The Kiss-Off: "It's the same thing night on night/Who's wrong, baby, who's right/Another fight, and I slam the door on another battle in our dirty little war/When I look at myself I don't see the man I wanted to be/Somewhere along the line I slipped off track/I'm caught moving one step up and two steps back." From "One Step Up," in which the married Bruce catches the eye of some girl at a bar and promptly hides his wedding ring.

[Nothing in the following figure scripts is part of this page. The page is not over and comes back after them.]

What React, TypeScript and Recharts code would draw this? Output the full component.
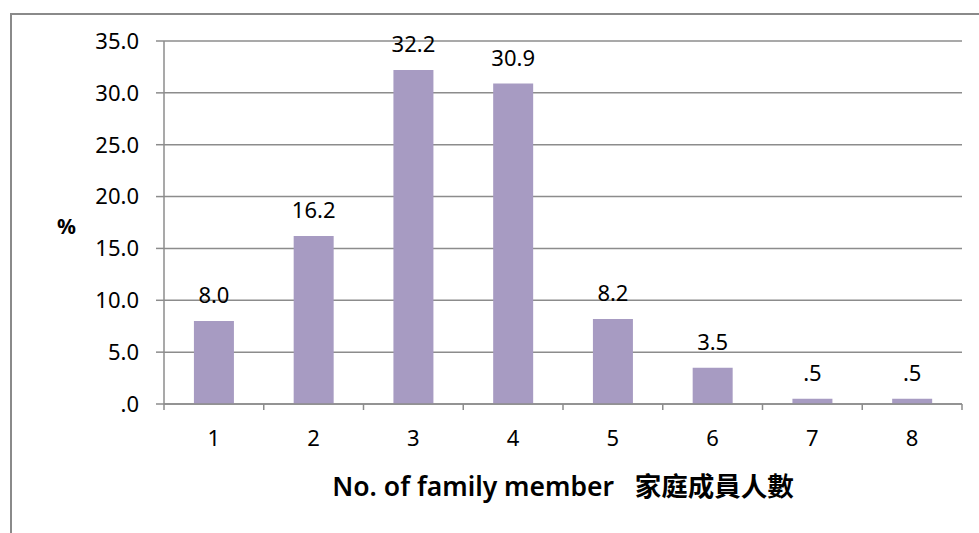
import React from 'react';
import { BarChart, Bar, XAxis, YAxis, CartesianGrid, LabelList } from 'recharts';

const MEMBERS = ['1', '2', '3', '4', '5', '6', '7', '8'];
const PERCENTS = [8.0, 16.2, 32.2, 30.9, 8.2, 3.5, 0.5, 0.5];
const Y_TICKS = [0, 5, 10, 15, 20, 25, 30, 35];

const chartData = MEMBERS.map((m, i) => ({ name: m, value: PERCENTS[i] }));

const FONT = '"Noto Sans", "Noto Sans CJK TC", sans-serif';
const AXIS_GREY = '#8c8c8c';

// Excel style: 0.5 -> ".5", 0 -> ".0"
const fmt = (v: number) => v.toFixed(1).replace(/^0\./, '.');

const XTick = (props: any) => {
    const { x, y, payload, index, visibleTicksCount } = props;
    const band = 798 / MEMBERS.length;
    const left = x - band / 2;
    const isLast = index === visibleTicksCount - 1;
    return (
        <g>
            <line x1={left} y1={y - 8} x2={left} y2={y - 2} stroke={AXIS_GREY} strokeWidth={1.5} />
            {isLast && (
                <line x1={left + band} y1={y - 8} x2={left + band} y2={y - 2} stroke={AXIS_GREY} strokeWidth={1.5} />
            )}
            <text x={x} y={y + 34} textAnchor="middle" fontSize={22} fill="#000" fontFamily={FONT}>
                {payload.value}
            </text>
        </g>
    );
};

const YTitle = (props: any) => {
    const { viewBox } = props;
    const cy = viewBox.y + viewBox.height / 2 + 4;
    return (
        <text x={viewBox.x + 13} y={cy} dy="0.36em" fontSize={21} fontWeight="bold" fill="#000" fontFamily={FONT}>
            %
        </text>
    );
};

const App: React.FC = () => {
    return (
        <div style={{ position: 'absolute', left: 0, top: 0, width: 979, height: 533, overflow: 'hidden', background: '#fff' }}>
            <div
                style={{
                    position: 'absolute',
                    left: 10,
                    top: 13,
                    width: 1000,
                    height: 600,
                    border: '2px solid #8a8a8a',
                    boxSizing: 'border-box',
                }}
            />
            <BarChart
                width={979}
                height={533}
                data={chartData}
                margin={{ top: 41, right: 17, bottom: 29, left: 44 }}
                barCategoryGap="30%"
                style={{ position: 'absolute', left: 0, top: 0, fontFamily: FONT }}
            >
                <CartesianGrid vertical={false} stroke={AXIS_GREY} strokeWidth={1.5} />
                <XAxis
                    dataKey="name"
                    height={100}
                    stroke={AXIS_GREY}
                    strokeWidth={1.5}
                    tickLine={false}
                    interval={0}
                    tick={<XTick />}
                    label={{
                        value: 'No. of family member\u00a0\u00a0\u00a0家庭成員人數',
                        position: 'insideBottom',
                        offset: 8,
                        fontSize: 26.5,
                        fontWeight: 600,
                        fill: '#000',
                    }}
                />
                <YAxis
                    width={120}
                    domain={[0, 35]}
                    ticks={Y_TICKS}
                    tickFormatter={fmt}
                    stroke={AXIS_GREY}
                    strokeWidth={1.5}
                    tickSize={8}
                    tickMargin={17}
                    tick={{ fontSize: 22, fill: '#000' }}
                    label={<YTitle />}
                />
                <Bar dataKey="value" fill="#a79bc2" isAnimationActive={false}>
                    <LabelList
                        dataKey="value"
                        position="top"
                        offset={18}
                        formatter={(v: any) => fmt(Number(v))}
                        fontSize={22}
                        fill="#000"
                    />
                </Bar>
            </BarChart>
        </div>
    );
};

export default App;
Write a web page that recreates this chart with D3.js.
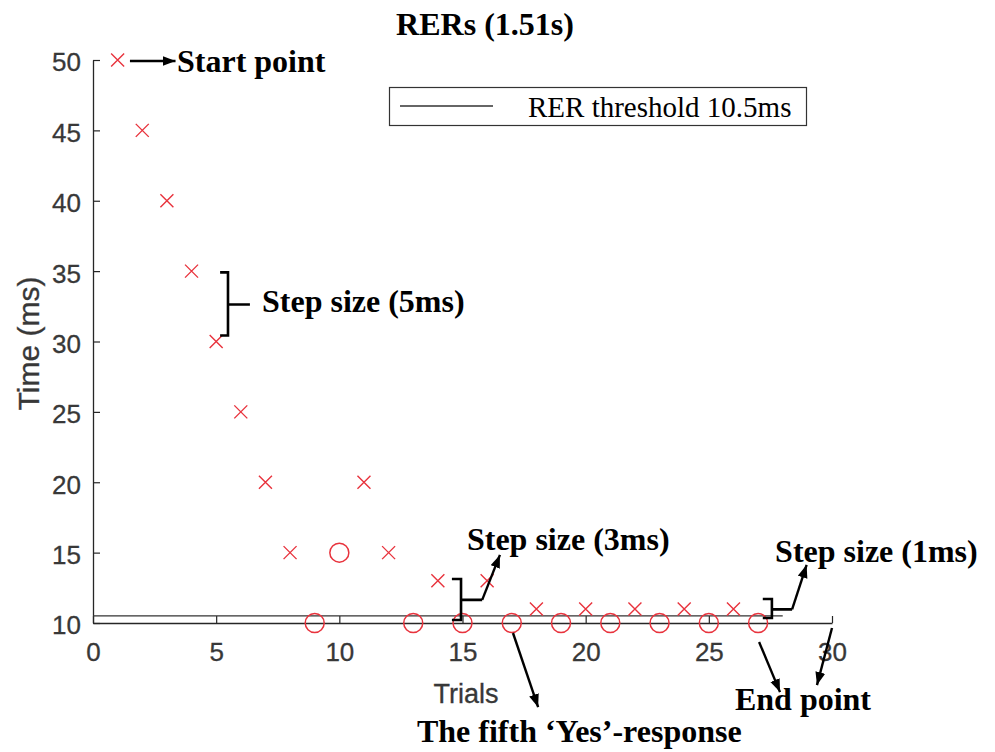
<!DOCTYPE html>
<html><head><meta charset="utf-8">
<script src="https://cdn.jsdelivr.net/npm/d3@7"></script>
<style>body{margin:0;background:#fff}svg{display:block}</style>
</head><body><svg id="c" width="995" height="752"></svg>
<script>
// ---- data ----
const noTrials  = [1,2,3,4,5,6,7,8,11,12,14,16,18,20,22,24,26];
const noTimes   = [50,45,40,35,30,25,20,15,20,15,13,13,11,11,11,11,11];
const yesTrials = [9,10,13,15,17,19,21,23,25,27];
const yesTimes  = [10,15,10,10,10,10,10,10,10,10];
const xTicks = [0,5,10,15,20,25,30];
const yTicks = [10,15,20,25,30,35,40,45,50];
const threshold = 10.5;
const thresholdRange = [0, 28];
const titleText = "RERs (1.51s)";
const legendText = "RER threshold 10.5ms";
const xLabel = "Trials", yLabel = "Time (ms)";
// annotations (data coordinates)
const annTexts = [
  {t:"Start point", x:3.41, y:49.14},
  {t:"Step size (5ms)", x:6.86, y:32.13},
  {t:"Step size (3ms)", x:15.18, y:15.2},
  {t:"Step size (1ms)", x:27.69, y:14.36},
  {t:"End point", x:26.06, y:3.81},
  {t:"The fifth \u2018Yes\u2019-response", x:13.15, y:1.53}
];
const annArrows = [
  [1.5,49.93,3.35,49.93],
  [15.8,11.64,16.52,14.84],
  [28.38,10.97,28.97,14.13],
  [27.04,8.65,27.89,5.09],
  [30.0,9.64,29.39,5.59],
  [17.05,9.29,18.07,4.02]
];
const brackets = [
  {x:5.48, y0:30.43, y1:34.91, xl:5.16, xr:6.37, ym:32.63},
  {x:14.94, y0:10.21, y1:13.13, xl:14.57, xr:15.80, ym:11.64},
  {x:27.56, y0:10.36, y1:11.71, xl:27.19, xr:28.38, ym:10.97}
];

// ---- drawing ----
const svg = d3.select("#c");
const x = d3.scaleLinear().domain([0,30]).range([93,832]);
const y = d3.scaleLinear().domain([10,50]).range([623,60]);
const red = "#e8333d", axisCol = "#262626", tickText = "#383838";
const serif = "'Liberation Serif','Times New Roman',serif";
const sans = "'Liberation Sans',Arial,Helvetica,sans-serif";

svg.append("defs").append("marker")
  .attr("id","ah").attr("markerUnits","userSpaceOnUse")
  .attr("markerWidth",15).attr("markerHeight",12)
  .attr("refX",13).attr("refY",5).attr("orient","auto")
  .append("path").attr("d","M0,0 L13,5 L0,10 Z").attr("fill","#000");

// axes
const xAxis = d3.axisBottom(x).tickValues(xTicks).tickSize(-7).tickPadding(20).tickSizeOuter(0);
const yAxis = d3.axisLeft(y).tickValues(yTicks).tickSize(-7).tickPadding(12).tickSizeOuter(0);
const gx = svg.append("g").attr("transform",`translate(0,${y(10)})`).call(xAxis);
const gy = svg.append("g").attr("transform",`translate(${x(0)},0)`).call(yAxis);
[gx,gy].forEach(g=>{
  g.select(".domain").attr("stroke",axisCol).attr("stroke-width",1.3);
  g.selectAll(".tick line").attr("stroke",axisCol).attr("stroke-width",1.2);
  g.selectAll(".tick text").attr("fill",tickText).attr("stroke",tickText).attr("stroke-width",0.3)
    .style("font-family",sans).style("font-size","26px");
});
gx.selectAll(".tick text").attr("dy","0.71em");
gy.selectAll(".tick text").attr("dy","0.42em");

// axis labels
svg.append("text").attr("x",466).attr("y",703).attr("text-anchor","middle")
  .style("font-family",sans).style("font-size","27px").attr("fill",tickText).attr("stroke",tickText).attr("stroke-width",0.3).text(xLabel);
svg.append("text").attr("transform",`translate(39,${(y(10)+y(50))/2+2}) rotate(-90)`).attr("text-anchor","middle")
  .style("font-family",sans).style("font-size","30px").attr("fill",tickText).attr("stroke",tickText).attr("stroke-width",0.3).text(yLabel);

// threshold line
svg.append("line").attr("x1",x(thresholdRange[0])).attr("x2",x(thresholdRange[1]))
  .attr("y1",y(threshold)).attr("y2",y(threshold)).attr("stroke","#333").attr("stroke-width",1.3);

// 'No' markers (x)
const s = 6.5;
svg.append("g").selectAll("path").data(noTrials.map((t,i)=>[t,noTimes[i]])).join("path")
  .attr("d",d=>{const cx=x(d[0]),cy=y(d[1]);return `M${cx-s},${cy-s}L${cx+s},${cy+s}M${cx-s},${cy+s}L${cx+s},${cy-s}`;})
  .attr("stroke",red).attr("stroke-width",1.4).attr("fill","none");
// 'Yes' markers (o)
svg.append("g").selectAll("circle").data(yesTrials.map((t,i)=>[t,yesTimes[i]])).join("circle")
  .attr("cx",d=>x(d[0])).attr("cy",d=>y(d[1])).attr("r",9.5)
  .attr("stroke",red).attr("stroke-width",1.5).attr("fill","none");

// title
svg.append("text").attr("x",485).attr("y",35).attr("text-anchor","middle")
  .style("font-family",serif).style("font-weight","bold").style("font-size","32px").attr("fill","#000").text(titleText);

// legend
svg.append("rect").attr("x",389.5).attr("y",87.5).attr("width",417).attr("height",38)
  .attr("fill","#fff").attr("stroke","#333").attr("stroke-width",1.2);
svg.append("line").attr("x1",400).attr("x2",493).attr("y1",106).attr("y2",106).attr("stroke","#333").attr("stroke-width",1.3);
svg.append("text").attr("x",528).attr("y",117).style("font-family",serif).style("font-size","29px").attr("fill","#000").text(legendText);

// brackets
const bg = svg.append("g").attr("stroke","#000").attr("stroke-width",2.6).attr("fill","none");
brackets.forEach(b=>{
  bg.append("path").attr("d",`M${x(b.xl)},${y(b.y1)}H${x(b.x)}V${y(b.y0)}H${x(b.xl)}M${x(b.x)},${y(b.ym)}H${x(b.xr)}`);
});

// arrows
svg.append("g").selectAll("line").data(annArrows).join("line")
  .attr("x1",d=>x(d[0])).attr("y1",d=>y(d[1])).attr("x2",d=>x(d[2])).attr("y2",d=>y(d[3]))
  .attr("stroke","#000").attr("stroke-width",2.4).attr("marker-end","url(#ah)");

// annotation texts
svg.append("g").selectAll("text").data(annTexts).join("text")
  .attr("x",d=>x(d.x)).attr("y",d=>y(d.y))
  .style("font-family",serif).style("font-weight","bold").style("font-size","32px").attr("fill","#000")
  .text(d=>d.t);
</script></body></html>
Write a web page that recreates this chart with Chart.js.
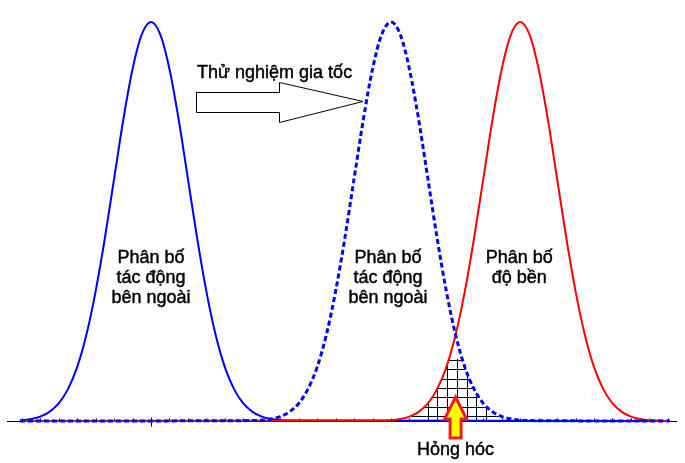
<!DOCTYPE html>
<html><head><meta charset="utf-8">
<script src="https://cdn.jsdelivr.net/npm/chart.js@4"></script>
<style>html,body{margin:0;padding:0;background:#fff}#c{display:block}</style>
</head><body>
<canvas id="c" width="685" height="463"></canvas>
<script>
// Left curve: external stress distribution (solid blue)
const stressX = [-1.42,-1.3,-1.2,-1.1,-1.0,-0.9,-0.8,-0.7,-0.6,-0.5,-0.4,-0.3,-0.2,-0.1,0,0.1,0.2,0.3,0.4,0.5,0.6,0.7,0.8,0.9,1.0,1.1,1.2,1.3,1.5,5.62];
const stressY = [0.001,0.005,0.011,0.023,0.044,0.080,0.135,0.216,0.325,0.458,0.607,0.755,0.882,0.969,1,0.969,0.882,0.755,0.607,0.458,0.325,0.216,0.135,0.080,0.044,0.023,0.011,0.005,0.001,0];
// Middle curve: accelerated stress distribution (dashed blue)
const accelX = [-1.42,1.1,1.2,1.3,1.4,1.5,1.6,1.7,1.8,1.9,2.0,2.1,2.2,2.3,2.4,2.5,2.6,2.7,2.8,2.9,3.0,3.1,3.2,3.3,3.4,3.5,3.6,3.7,3.8,3.9,4.0,4.1,5.62];
const accelY = [0,0.001,0.002,0.005,0.011,0.023,0.044,0.080,0.135,0.216,0.325,0.458,0.607,0.755,0.882,0.969,1,0.969,0.882,0.755,0.607,0.458,0.325,0.216,0.135,0.080,0.044,0.023,0.011,0.005,0.002,0.001,0];
// Right curve: strength distribution (red)
const strengthX = [-1.42,2.5,2.6,2.7,2.8,2.9,3.0,3.1,3.2,3.3,3.4,3.5,3.6,3.7,3.8,3.9,4.0,4.1,4.2,4.3,4.4,4.5,4.6,4.7,4.8,4.9,5.0,5.1,5.2,5.3,5.4,5.5,5.62];
const strengthY = [0,0.001,0.002,0.005,0.011,0.023,0.044,0.080,0.135,0.216,0.325,0.458,0.607,0.755,0.882,0.969,1,0.969,0.882,0.755,0.607,0.458,0.325,0.216,0.135,0.080,0.044,0.023,0.011,0.005,0.002,0.001,0];

const means = [0, 2.6, 4.0];
const labelStress = ['Phân bố', 'tác động', 'bên ngoài'];
const labelStrength = ['Phân bố', 'độ bền'];
const labelAccel = 'Thử nghiệm gia tốc';
const labelFail = 'Hỏng hóc';

const pts = (xs, ys) => xs.map((v, i) => ({x: v, y: ys[i]}));
const FONT = '18px "Liberation Sans", Arial, sans-serif';

const annot = {
  id: 'annot',
  beforeDatasetsDraw(chart) {
    const {ctx, scales: {x, y}} = chart;
    const base = y.getPixelForValue(0);
    const ay = Math.round(base) + 0.5;
    ctx.save();
    ctx.strokeStyle = '#000';
    ctx.lineWidth = 1;
    ctx.beginPath();
    ctx.moveTo(x.getPixelForValue(-1.56), ay);
    ctx.lineTo(x.getPixelForValue(5.70), ay);
    for (let k = -7; k <= 28; k++) {
      const px = Math.round(x.getPixelForValue(k * 0.2)) + 0.5;
      if (k === 0) { ctx.moveTo(px, ay - 4); ctx.lineTo(px, ay + 5); }
      else { ctx.moveTo(px, ay - 3); ctx.lineTo(px, ay); }
    }
    ctx.stroke();

    // hollow arrow
    ctx.beginPath();
    ctx.moveTo(196.5, 92.5); ctx.lineTo(279.5, 92.5); ctx.lineTo(279.5, 82.5);
    ctx.lineTo(363, 101.5); ctx.lineTo(279.5, 122.5); ctx.lineTo(279.5, 112.5);
    ctx.lineTo(196.5, 112.5); ctx.closePath();
    ctx.fillStyle = '#fff'; ctx.fill(); ctx.stroke();

    // hatch region under min(strength, accelerated)
    const trace = (idx) => {
      const d = chart.getDatasetMeta(idx).data;
      ctx.beginPath();
      ctx.moveTo(d[0].x, base);
      d.forEach(p => ctx.lineTo(p.x, p.y));
      ctx.lineTo(d[d.length - 1].x, base);
      ctx.closePath();
      ctx.clip();
    };
    ctx.save();
    trace(0); trace(1);
    ctx.beginPath(); ctx.rect(0, 359, 685, base - 359 + 0.5); ctx.clip();
    ctx.beginPath();
    for (let k = 0; k < 7; k++) {
      const vx = Math.round(427.5 + 9.75 * k) + 0.5;
      ctx.moveTo(vx, 340); ctx.lineTo(vx, base);
      const hy = Math.round(416 - 9.33 * k) + 0.5;
      ctx.moveTo(400, hy); ctx.lineTo(510, hy);
    }
    ctx.strokeStyle = '#000'; ctx.lineWidth = 1; ctx.stroke();
    ctx.restore();
    ctx.restore();
  },
  afterDatasetsDraw(chart) {
    const {ctx, scales: {x}} = chart;
    ctx.save();
    // failure arrow
    const cx = x.getPixelForValue((means[1] + means[2]) / 2);
    ctx.beginPath();
    ctx.moveTo(cx, 397); ctx.lineTo(cx + 11, 419); ctx.lineTo(cx + 5.5, 419);
    ctx.lineTo(cx + 5.5, 438); ctx.lineTo(cx - 5.5, 438); ctx.lineTo(cx - 5.5, 419);
    ctx.lineTo(cx - 11, 419); ctx.closePath();
    ctx.fillStyle = '#ffff00'; ctx.fill();
    ctx.lineWidth = 3; ctx.lineJoin = 'miter'; ctx.strokeStyle = '#f01e1e'; ctx.stroke();

    ctx.fillStyle = '#000';
    ctx.strokeStyle = '#000';
    ctx.lineWidth = 0.45;
    ctx.lineJoin = 'round';
    ctx.font = FONT;
    ctx.textBaseline = 'alphabetic';
    const put = (t, px, py) => { ctx.fillText(t, px, py); ctx.strokeText(t, px, py); };
    ctx.textAlign = 'left';
    put(labelAccel, 197, 77.5);
    ctx.textAlign = 'center';
    put(labelFail, cx, 455);
    const rows = [262.5, 282.5, 302.5];
    labelStress.forEach((t, i) => {
      put(t, x.getPixelForValue(means[0]), rows[i]);
      put(t, x.getPixelForValue(means[1]) - 3, rows[i]);
    });
    labelStrength.forEach((t, i) => put(t, x.getPixelForValue(means[2]) - 1, rows[i]));
    ctx.restore();
  }
};

new Chart(document.getElementById('c'), {
  type: 'line',
  data: {
    datasets: [
      {label: 'strength', data: pts(strengthX, strengthY), borderColor: '#ff0000', borderWidth: 2, order: 1},
      {label: 'accelerated', data: pts(accelX, accelY), borderColor: '#0000ff', borderWidth: 3, borderDash: [5, 3], order: 0},
      {label: 'stress', data: pts(stressX, stressY), borderColor: '#0000ff', borderWidth: 2, order: 2}
    ]
  },
  options: {
    responsive: false,
    animation: false,
    devicePixelRatio: 1,
    layout: {padding: 0},
    elements: {point: {radius: 0}, line: {cubicInterpolationMode: 'monotone', fill: false}},
    plugins: {legend: {display: false}, tooltip: {enabled: false}, title: {display: false}},
    scales: {
      x: {type: 'linear', min: -1.636, max: 5.7855, display: false},
      y: {type: 'linear', min: -0.10526, max: 1.05514, display: false}
    }
  },
  plugins: [annot]
});
</script>
</body></html>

The Aftermath: The couple divorces in 1989, Springsteen hooks up with a nice Italian girl, Patti Scialfa, has three kids, and resumes writing songs about blue-collar folks looking for the promised land on their day off.

Richard & Linda Thompson
Shoot Out the Lights
The Lovebirds: A year after Richard Thompson left British folk-rock icons Fairport Convention, he married singer Linda Peters. They made six albums together between 1973 and 1982; Shoot Out the Lights, symbolically, was their last. A pregnant Linda couldn't immediately promote the record, so Richard went out on the road alone — and quickly hooked up with the woman who put together his tour. The album was written and recorded by Richard and Linda as their marriage was disintegrating, as songs like "Don't Renege on Our Love," "Walking on a Wire," and "A Man in Need" make pretty clear.

The Kiss-Off: "They found some fingerprints right around her throat/They didn't find no killer, and they didn't find no note." From the murdered-woman tale "Did She Jump or Was She Pushed?" Yes, it's a metaphor.

The Aftermath: The Thompsons divorce soon after Shoot Out the Lights comes out. It's a huge critical hit, so the barely speaking Thompsons hit the road together. The tour doesn't go too well. Richard and Linda then spend the rest of their lives talking about the bitch and the bastard who inspired their best songs.